There followed heroic attempts at ‘restructuring’ – complex equity for debt swaps, new share issues with different shareholder rights. The familiar tools of today’s consultants offering strategic rescue plans, but Law’s dam had burst.

He had to flee France, with pretty much the whole nation chasing his carriage. He ended up in Venice, where he found some refuge.

His time in the sun as France’s financial seer and an envied millionaire may have been over, but he left an enduring legacy. Not least, as a cautionary tale for today.
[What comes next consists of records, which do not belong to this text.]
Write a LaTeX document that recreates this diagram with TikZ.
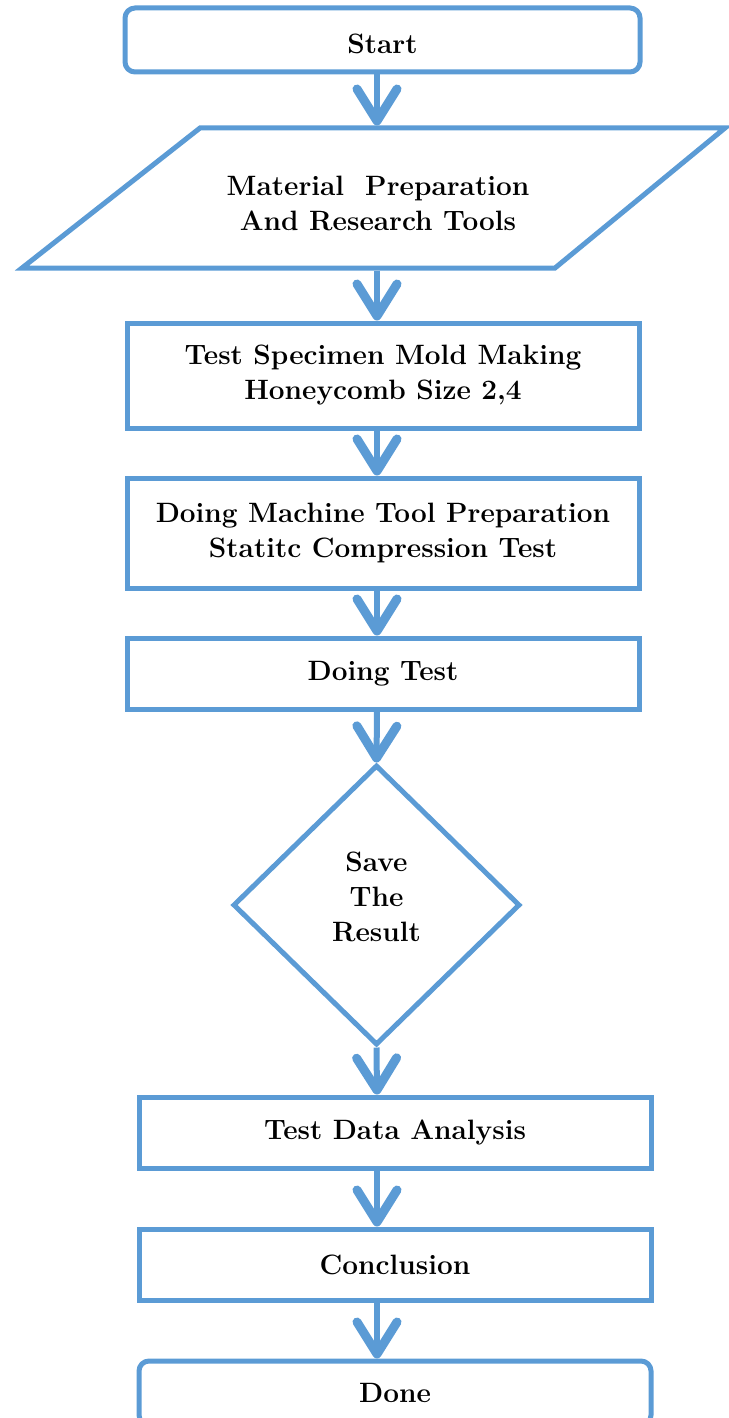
\documentclass[tikz,border=0pt]{standalone}
\usetikzlibrary{shapes.geometric,arrows.meta}
\definecolor{fb}{HTML}{5B9BD5}
\begin{document}
\begin{tikzpicture}[x=0.5pt,y=-0.5pt,
  txt/.style={align=center, font=\bfseries\fontsize{14}{17.5}\selectfont, text=black},
  box/.style={txt, draw=fb, line width=2.5pt, rectangle, inner sep=0pt, minimum width=256pt},
  term/.style={box, rounded corners=5pt},
  dec/.style={txt, draw=fb, line width=2.5pt, diamond, inner sep=0pt, minimum width=143.5pt, minimum height=140pt},
  arr/.style={draw=fb, line width=3pt, -{Straight Barb[length=16pt, width=20pt, line width=4.5pt, round]}}
]
\useasboundingbox (0,0) rectangle (728,1418);
\coordinate (ax) at (377,0);
\node[term, minimum width=257.5pt, minimum height=32pt, text height=13.6pt] (start) at (382.5,40) {Start};
\node[minimum width=351.5pt, minimum height=70pt, inner sep=0pt, outer sep=1.25pt] (mat) at (373.5,198) {};
\draw[fb, line width=2.5pt, line join=miter] (200,128) -- (725,128) -- (555,268) -- (22,268) -- cycle;
\node[txt] (matlabel) at (378,203) {Material\ \ Preparation\\And Research Tools};
\node[box, minimum height=52.5pt] (b3) at (383,375.5) {Test Specimen Mold Making\\Honeycomb Size 2,4};
\node[box, minimum height=55pt] (b4) at (383,533) {Doing Machine Tool Preparation\\Statitc Compression Test};
\node[box, minimum height=35.5pt] (b5) at (383,673.5) {Doing Test};
\node[dec, text depth=8pt] (d) at (376.5,905) {Save\\The\\Result};
\node[box, minimum height=35.5pt] (b7) at (395,1132.5) {Test Data Analysis};
\node[box, minimum height=35.5pt] (b8) at (395,1264.5) {Conclusion};
\node[term, minimum height=32pt] (done) at (395,1393) {Done};
\draw[arr] (ax |- start.south) -- (ax |- mat.north);
\draw[arr] (ax |- mat.south) -- (ax |- b3.north);
\draw[arr] (ax |- b3.south) -- (ax |- b4.north);
\draw[arr] (ax |- b4.south) -- (ax |- b5.north);
\draw[arr] (ax |- b5.south) -- (d.north);
\draw[arr] (d.south) -- (ax |- b7.north);
\draw[arr] (ax |- b7.south) -- (ax |- b8.north);
\draw[arr] (ax |- b8.south) -- (ax |- done.north);
\end{tikzpicture}
\end{document}
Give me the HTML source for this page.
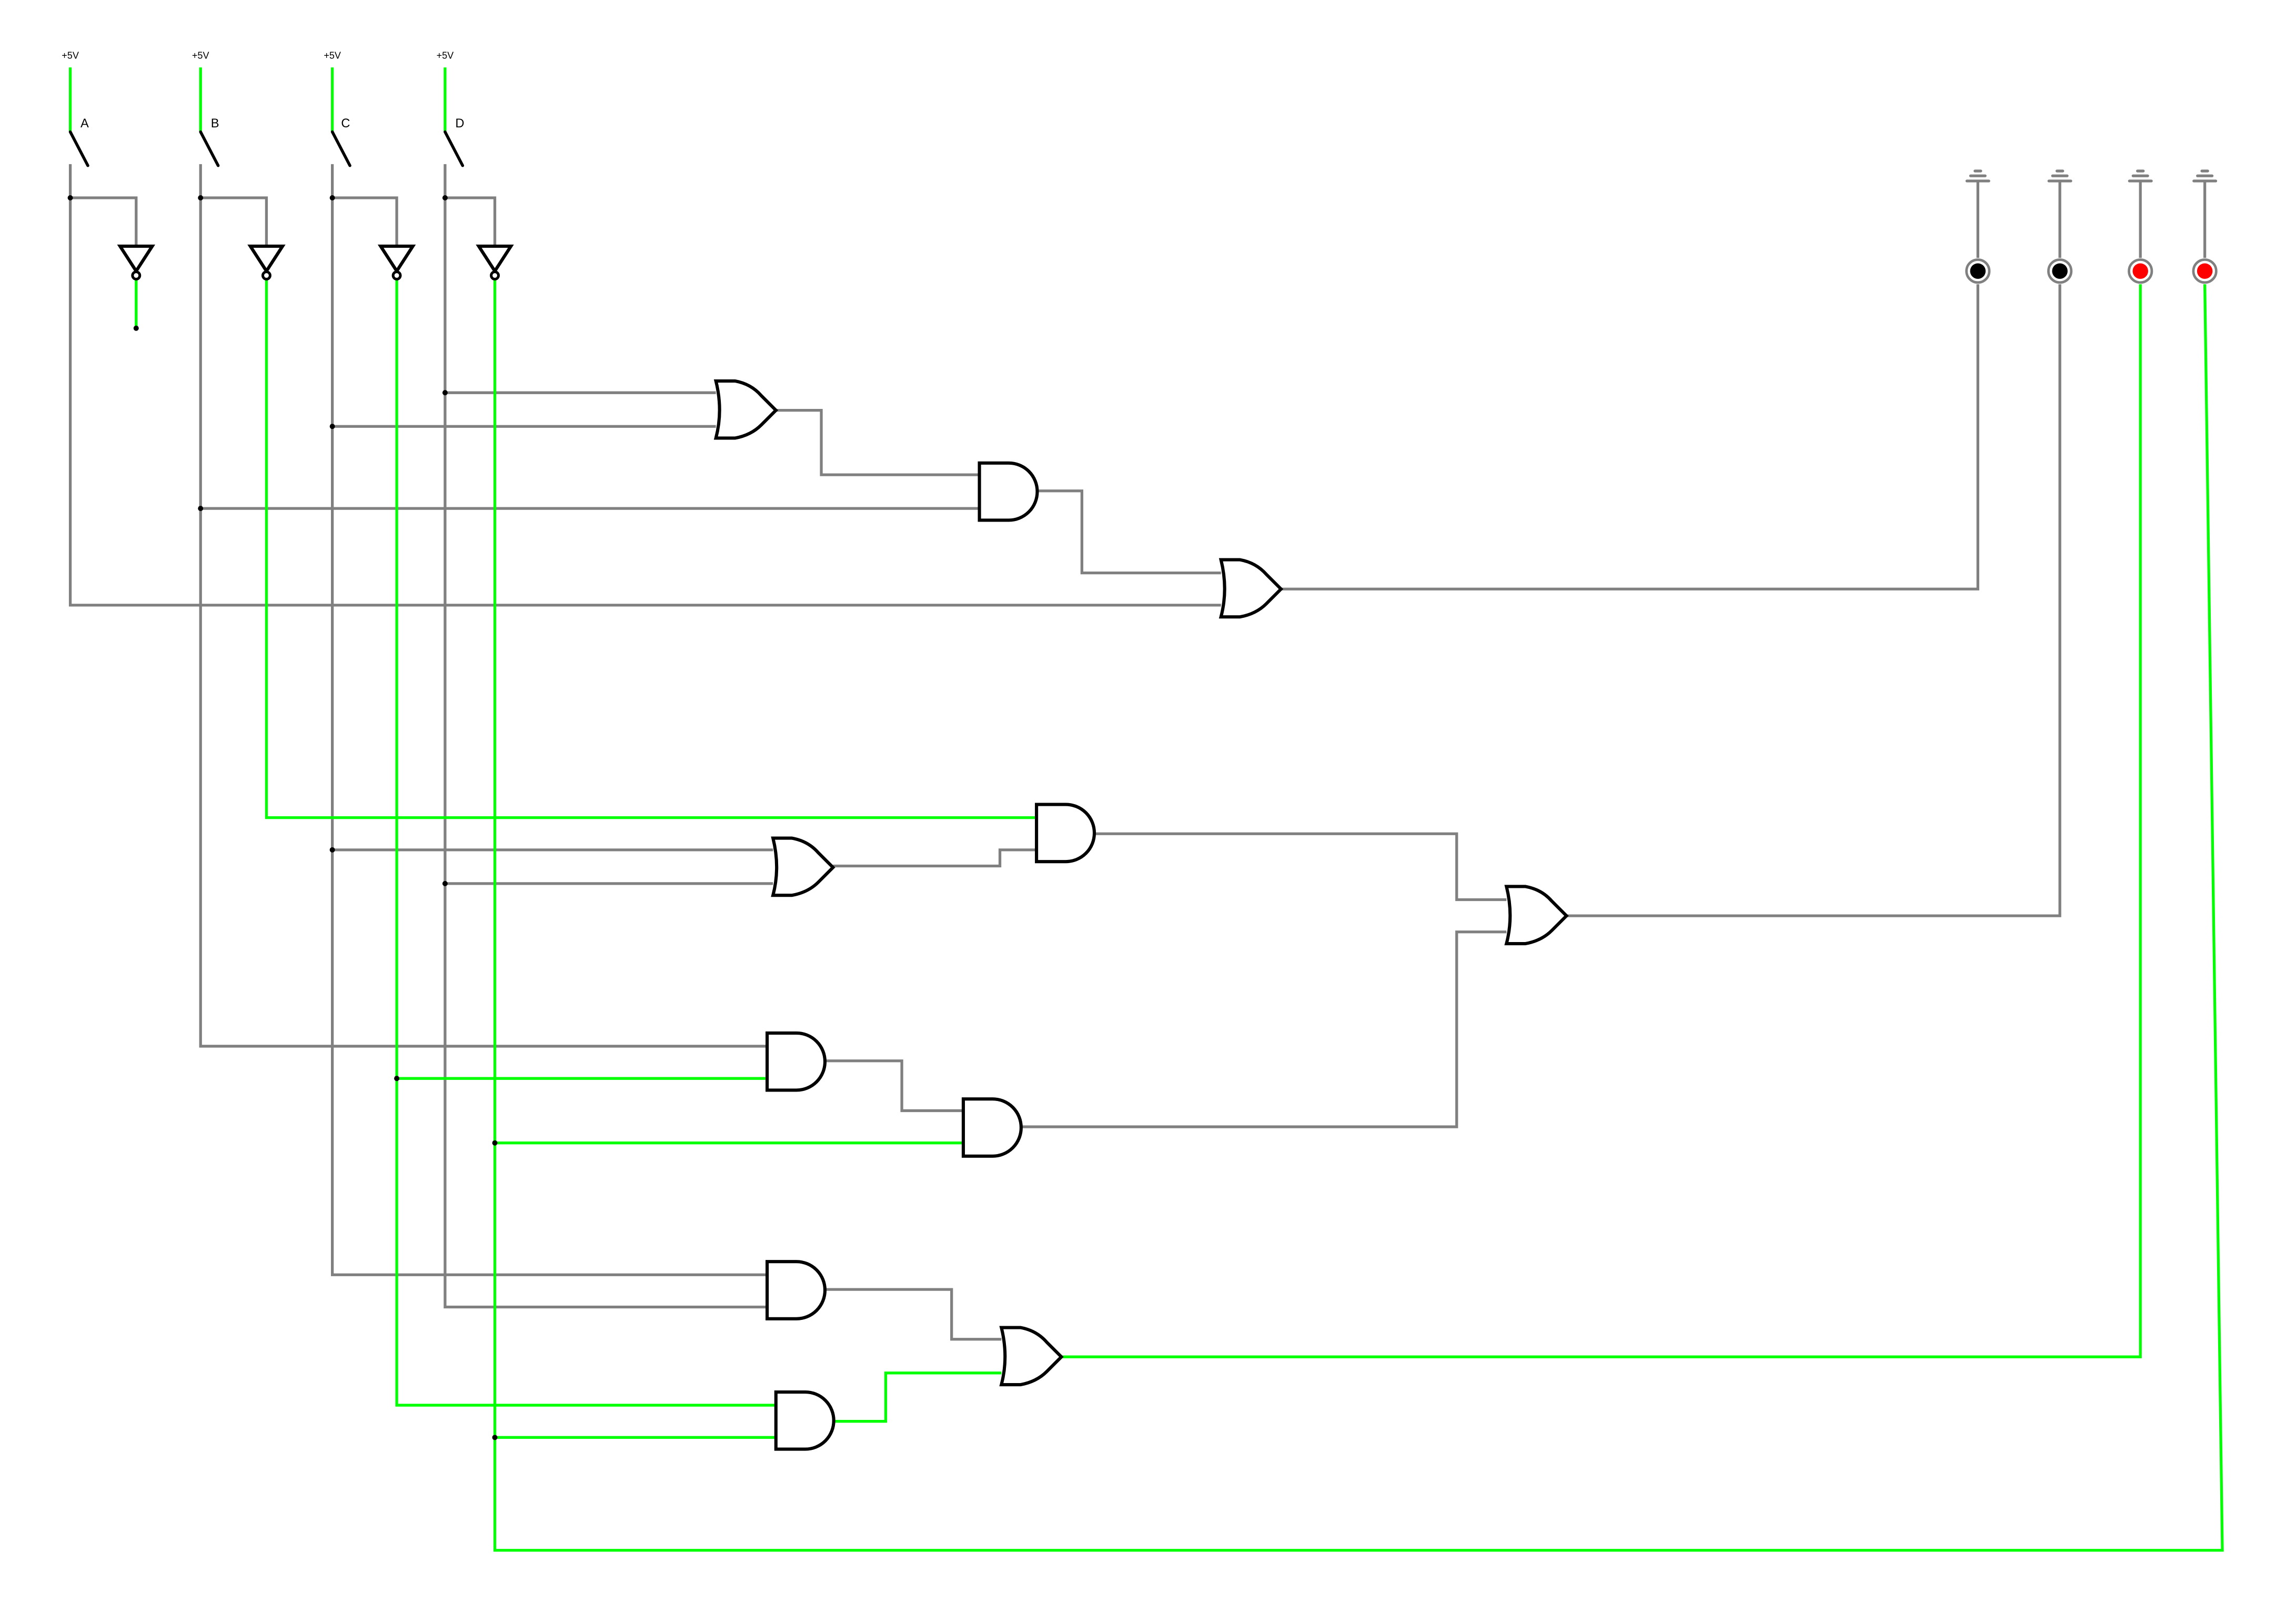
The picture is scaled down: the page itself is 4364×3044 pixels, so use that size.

We have an economy becoming ever more dependent on the whims of a few billionaires. Today they want to colonise Mars, and are DOGEs – perhaps not of Venice, but US government departments.

Elon Musk’s innovative car company, Tesla, with annual operating profits of $8bn, has a market cap of $918 billion and trades at a multiple of x 114. Sustainable? Really? So far, it has been supported by government grants to the tune of $38 billion from American taxpayer Joes. Call Comte de Saint-Simon!

Law died in Venice on 21 March 1729. His tomb is to be found in the church of San Moise, a fitting resting place for the man who had so much immersed himself in the pleasures of La Serenissima.

I made a pilgrimage last week to the very spot, while in Venice for a performance of Donizetti’s Anna Bolena at La Fenice. A brief search at the west end of the nave revealed an unassuming, triangular polished ledger-stone set into the marble floor bearing Law’s essential particulars.

Cruise ship tourists trod over my hero with scant respect. I cleared the area and effected an appropriate introduction. ‘John Law of Lauriston, the world’s first millionaire, meet Elon Musk, the world’s first trillionaire. Any advice for Elon?’